Again, this was in a time when no country could maintain a spacecraft in Polar Orbit. The first Polar-orbitingg satellite was launched in 1960. What’s the significance of this type of orbit? Polar orbits are often used for earth-mapping and observation, capturing the planet from one point.
I found online mentions of other sightings in the 1960′s of this polar-orbiting Black Knight and even estimates that the object’s weight was over 10 tons which would have made it the heaviest artificial satellite orbiting Earth.
On September 3, 1960, a tracking camera at Grumman Aircraft Corporation’s Long Island, NY factory is said to have taken a a photograph of the Black Knight in which it looks more like an aircraft than a satellite.
I also have not found any explanations for why the Black Knight is here or what its purpose would be. Like that Arrival film (and maybe more so in the story the film is based on) story, those are really the big questions. And like addressed in that film, you would think the military of some country would have blasted the thing if it was seen as any kind of threat.

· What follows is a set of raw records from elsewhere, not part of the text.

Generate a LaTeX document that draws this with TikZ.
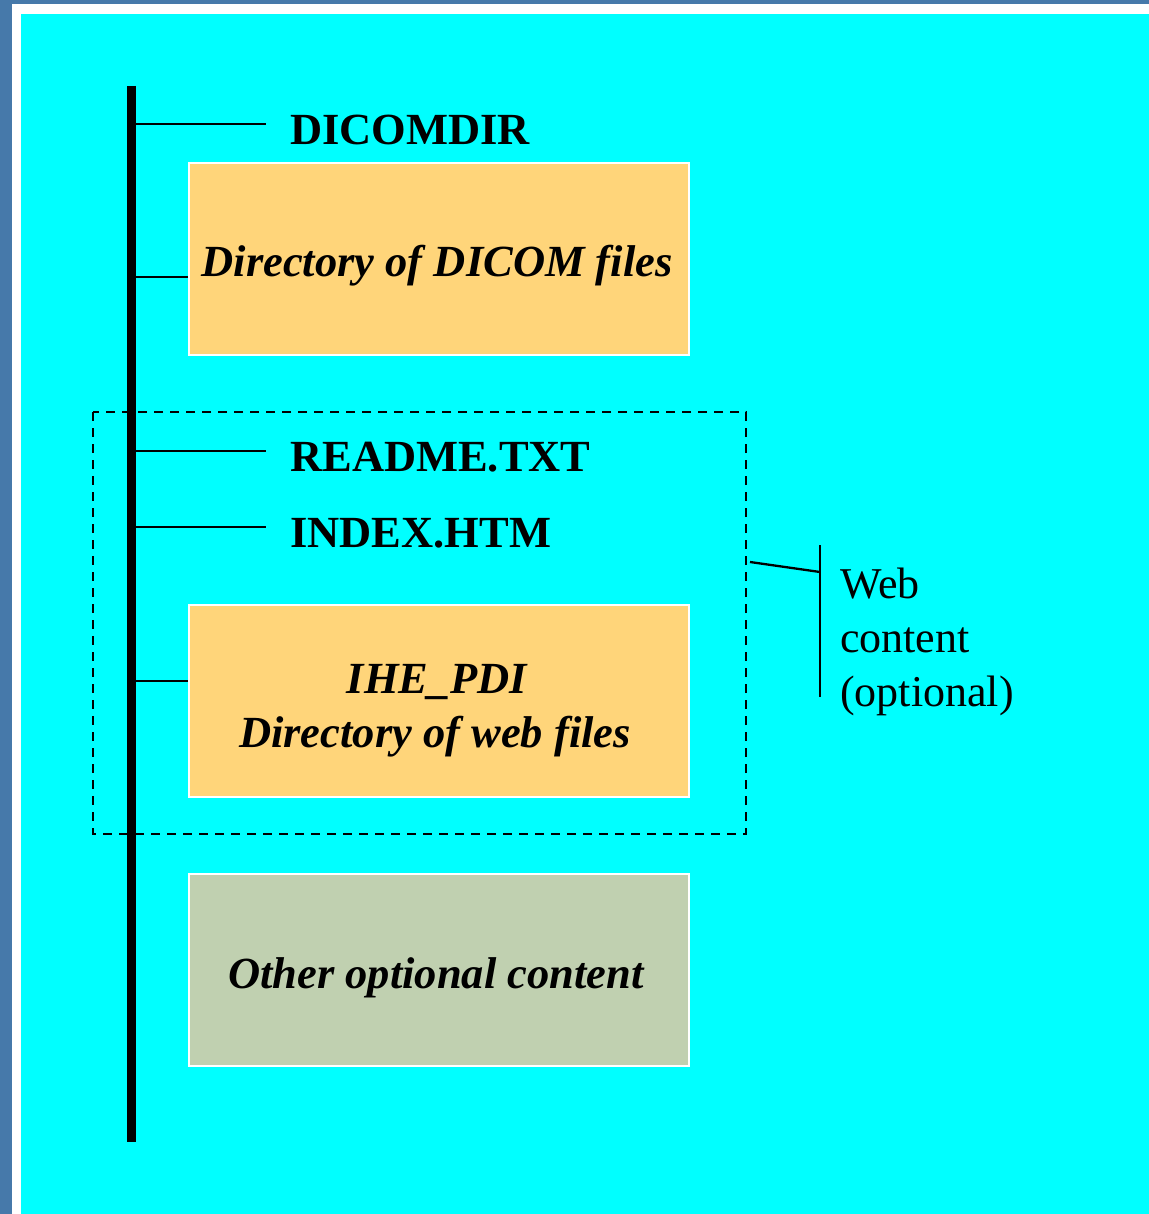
\documentclass[tikz,border=0pt]{standalone}
\usepackage{fontspec}
\setmainfont{Liberation Serif}
\definecolor{frameblue}{RGB}{70,121,170}
\definecolor{bgcyan}{RGB}{0,255,255}
\definecolor{boxorange}{RGB}{255,213,122}
\definecolor{boxgreen}{RGB}{192,208,176}
\tikzset{
  filebox/.style={draw=white, line width=2pt, minimum width=500pt, minimum height=192pt, inner sep=0pt},
  branch/.style={line width=2.3pt, black},
  lbl/.style={font=\fontsize{44.5}{54}\selectfont\bfseries, inner sep=0pt, anchor=base west},
  boxtxt/.style={font=\fontsize{44.5}{54}\selectfont\bfseries\itshape, inner sep=0pt, anchor=base},
  note/.style={font=\fontsize{44}{54}\selectfont, inner sep=0pt, anchor=base west, align=left}
}
\begin{document}
\begin{tikzpicture}[x=1pt,y=-1pt]
\useasboundingbox (0,0) rectangle (1148,1214);
\fill[frameblue] (-5,-5) rectangle (1160,1230);
\fill[white] (12,4) rectangle (1160,1230);
\fill[bgcyan] (21,14) rectangle (1160,1230);
% boxes
\node[filebox, fill=boxorange] (box1) at (439,259) {};
\node[filebox, fill=boxorange] (box2) at (439,700.5) {};
\node[filebox, fill=boxgreen] (box3) at (439,969.5) {};
\node[boxtxt] (t1) at (437,277) {Directory of DICOM files};
\node[boxtxt] (t2a) at (437,693) {IHE\_PDI};
\node[boxtxt] (t2b) at (435,747) {Directory of web files};
\node[boxtxt] (t3) at (436,988) {Other optional content};
% dashed group
\draw[line width=2pt, dash pattern=on 9pt off 7pt] (93,412) rectangle (746,834);
\coordinate (grpE) at (750,562);
% spine
\coordinate (top) at (131.5,86);
\coordinate (bot) at (131.5,1142);
\draw[line width=9pt] (top) -- (bot);
% labels
\node[lbl] (dicomdir) at (290,145) {DICOMDIR};
\node[lbl] (readme) at (290,471) {README.TXT};
\node[lbl] (index) at (290,547) {INDEX.HTM};
% branches
\coordinate (b1) at (136,124);
\coordinate (b2) at (136,277);
\coordinate (b3) at (136,451);
\coordinate (b4) at (136,527);
\coordinate (b5) at (136,681);
\coordinate (e1) at (266,124);
\coordinate (e3) at (266,451);
\coordinate (e4) at (266,527);
\draw[branch] (b1) -- (e1);
\draw[branch] (b2) -- (b2 -| box1.west);
\draw[branch] (b3) -- (e3);
\draw[branch] (b4) -- (e4);
\draw[branch] (b5) -- (b5 -| box2.west);
% bracket
\coordinate (brT) at (820,545);
\coordinate (brB) at (820,697);
\coordinate (brM) at (820,572);
\draw[branch] (brT) -- (brB);
\draw[branch] (grpE) -- (brM);
\node[note] (web) at (840,706) {Web\\content\\(optional)};
\end{tikzpicture}
\end{document}
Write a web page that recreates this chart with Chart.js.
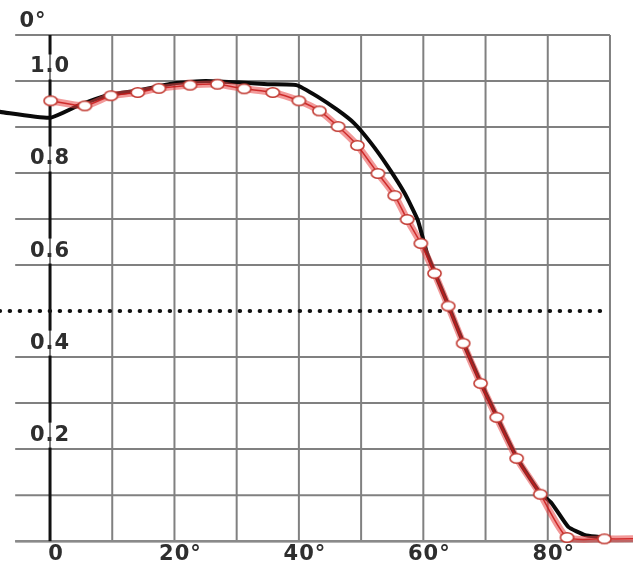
<!DOCTYPE html>
<html>
<head>
<meta charset="utf-8">
<script src="https://cdn.jsdelivr.net/npm/chart.js@4"></script>
<style>
  html, body { margin: 0; padding: 0; background: #fff; }
</style>
</head>
<body>
<canvas id="chart" width="633" height="566"></canvas>
<script>
// measured curve (red, with markers) and reference curve (black)
const redDeg = [0.1, 5.6, 9.8, 14.1, 17.5, 22.5, 26.9, 31.2, 35.8, 40.0, 43.3, 46.3, 49.4, 52.7, 55.4, 57.4,
  59.6, 61.8, 64.0, 66.4, 69.2, 71.8, 75.0, 78.8, 83.1, 89.1, 95];
const redVal = [0.957, 0.946, 0.968, 0.975, 0.984, 0.991, 0.993, 0.983, 0.975, 0.957, 0.935, 0.901, 0.860, 0.799, 0.751, 0.699,
  0.647, 0.582, 0.511, 0.430, 0.343, 0.269, 0.180, 0.102, 0.008, 0.005, 0.005];

const blackDeg = [-8.1, 0, 4.8, 9.6, 14.5, 20, 25, 30, 35, 39.6, 43, 46.2, 48.9, 51.6, 54.3, 57, 59.1, 60.5,
  62, 64, 66.4, 69.2, 71.8, 75, 78.8, 80.6, 83.3, 86, 88.2, 90];
const blackVal = [0.933, 0.920, 0.948, 0.970, 0.980, 0.995, 1.0, 0.997, 0.993, 0.991, 0.966, 0.937, 0.908, 0.865, 0.814, 0.756, 0.698, 0.630,
  0.578, 0.513, 0.432, 0.345, 0.271, 0.182, 0.104, 0.083, 0.031, 0.013, 0.009, 0.005];

const halfLevel = 0.5;
const halfFrom = -8.1;
const halfTo = 89.2;

const xGrid = [0, 10, 20, 30, 40, 50, 60, 70, 80, 90];
const yGrid = [0, 0.1, 0.2, 0.3, 0.4, 0.6, 0.7, 0.8, 0.9, 1.0, 1.1];
const xTicks = [0, 20, 40, 60, 80];
const xTickLabels = ['0', '20°', '40°', '60°', '80°'];
const yTicks = [0.2, 0.4, 0.6, 0.8, 1.0];
const yTickLabels = ['0.2', '0.4', '0.6', '0.8', '1.0'];
const topLabel = '0°';

// little oval marker, white inside
const marker = document.createElement('canvas');
marker.width = 17;
marker.height = 13;
const m = marker.getContext('2d');
m.beginPath();
m.ellipse(8.5, 6.5, 6.6, 4.8, 0, 0, Math.PI * 2);
m.fillStyle = '#fff';
m.fill();
m.lineWidth = 1.6;
m.strokeStyle = '#c23a32';
m.stroke();

const gridPlugin = {
    id: 'gridPlugin',
    beforeDatasetsDraw(chart) {
        const { ctx, scales: { x, y } } = chart;
        ctx.save();

        // grid
        ctx.strokeStyle = '#808080';
        ctx.lineWidth = 2;
        xGrid.forEach(v => {
            const px = x.getPixelForValue(v);
            ctx.beginPath();
            ctx.moveTo(px, y.getPixelForValue(1.1));
            ctx.lineTo(px, y.getPixelForValue(0));
            ctx.stroke();
        });
        yGrid.forEach(v => {
            const py = y.getPixelForValue(v);
            ctx.beginPath();
            ctx.moveTo(x.getPixelForValue(-5.6), py);
            ctx.lineTo(x.getPixelForValue(90), py);
            ctx.stroke();
        });

        // bottom base line
        ctx.strokeStyle = '#8a8a8a';
        ctx.lineWidth = 2.5;
        ctx.beginPath();
        ctx.moveTo(x.getPixelForValue(-5.6), y.getPixelForValue(0));
        ctx.lineTo(chart.width, y.getPixelForValue(0));
        ctx.stroke();

        // vertical axis with gaps for its labels
        const ax = x.getPixelForValue(0);
        const gaps = yTicks.map(v => y.getPixelForValue(v) - 14);
        let start = y.getPixelForValue(1.1);
        ctx.strokeStyle = '#111';
        ctx.lineWidth = 3;
        gaps.slice().sort((a, b) => a - b).forEach(g => {
            ctx.beginPath();
            ctx.moveTo(ax, start);
            ctx.lineTo(ax, g - 12.5);
            ctx.stroke();
            start = g + 12.5;
        });
        ctx.beginPath();
        ctx.moveTo(ax, start);
        ctx.lineTo(ax, y.getPixelForValue(0));
        ctx.stroke();

        // labels
        ctx.fillStyle = '#2e2e2e';
        ctx.font = 'bold 21px "DejaVu Sans"';
        ctx.textAlign = 'center';
        ctx.textBaseline = 'middle';
        ctx.letterSpacing = '1px';
        yTicks.forEach((v, i) => {
            ctx.fillText(yTickLabels[i], ax, y.getPixelForValue(v) - 14);
        });
        xTicks.forEach((v, i) => {
            ctx.fillText(xTickLabels[i], x.getPixelForValue(v) + 6, y.getPixelForValue(0) + 13);
        });
        ctx.fillText(topLabel, 33, 22);
        ctx.restore();
    }
};

const redPoints = redDeg.map((d, i) => ({ x: d, y: redVal[i] }));
const ctx = document.getElementById('chart').getContext('2d');

new Chart(ctx, {
    type: 'line',
    data: {
        datasets: [
            {
                // thin core line with the markers
                data: redPoints,
                borderColor: 'rgba(200, 25, 25, 0.85)',
                borderWidth: 1.5,
                tension: 0.2,
                pointStyle: marker,
                pointRadius: c => (c.dataIndex < redDeg.length - 1 ? 6 : 0),
                order: 0
            },
            {
                // soft wide band under it
                data: redPoints,
                borderColor: 'rgba(232, 70, 70, 0.55)',
                borderWidth: 7,
                tension: 0.2,
                pointRadius: 0,
                order: 1
            },
            {
                data: blackDeg.map((d, i) => ({ x: d, y: blackVal[i] })),
                borderColor: '#0a0a0a',
                borderWidth: 4,
                tension: 0.15,
                pointRadius: 0,
                order: 2
            },
            {
                data: [{ x: halfFrom, y: halfLevel }, { x: halfTo, y: halfLevel }],
                borderColor: '#111',
                borderWidth: 4,
                borderDash: [0.5, 9.5],
                borderCapStyle: 'round',
                pointRadius: 0,
                order: 3
            }
        ]
    },
    options: {
        responsive: false,
        animation: false,
        devicePixelRatio: 1,
        events: [],
        layout: { padding: 0, autoPadding: false },
        plugins: {
            legend: { display: false },
            tooltip: { enabled: false }
        },
        scales: {
            x: { type: 'linear', min: -8.04, max: 93.7, display: false },
            y: { type: 'linear', min: -0.054, max: 1.176, display: false }
        }
    },
    plugins: [gridPlugin]
});
</script>
</body>
</html>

Did the Black Knight satellite and its radio messages originate from the Epsilon Bootes Star System 13.000 years ago? Epsilon Boötis (AKA Epsilon Boo or Izar) is a star in the northern constellation of Boötes and it came up in a Star Trek episode (“Whom Gods Destroy”) when the character Kelvar Garth is also referred to as Garth of Izar. Maybe that is where the Black Knight belongs – in science fiction.